I was living on the notion that today would bring a calm. I could not wait for Wednesday, the day where I could just do nothing for awhile. And yet, the day came and I stayed active. Despite this, I am not upset in the least. In light of everything that has happened, even though I should be hanging out with friends and wasting my time, I am still busy and I am ok with it. More importantly, I am really content. I could not be more thrilled to have a future and even though it means my present is a bit jumbled, I just keep thinking about how lucky I am and that seems to block any thoughts of annoyance or feelings of stress.

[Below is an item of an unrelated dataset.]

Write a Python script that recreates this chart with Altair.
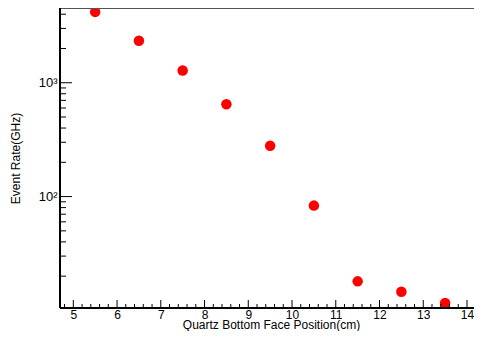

With that said, it has been a full day since I realized I would be leaving this place a week earlier than planned. That despite my new found future, my more immediate lifestyle would be ending much sooner. What was meant to be two weeks of New York adventures has been cropped significantly. With my free time nonexistent, and the weather only promoting more indoor activities, there is a slight sensation of dread or panic setting in. I know New York won't be that far away, and this is not the end for the two of us, but still - I can't help but feel a sense of urgency to visit the places I have not, and do the things I imagined I would before I graduated.
It's time to step up to the plate. Here goes nothing.
(Also, my very good friend who I have known for the better part of my life graduates from college tomorrow. I know I am graduating as well, but he is officially a college grad in a number of hours. Weren't we just hanging out during lunch recess at Saint Mary's?)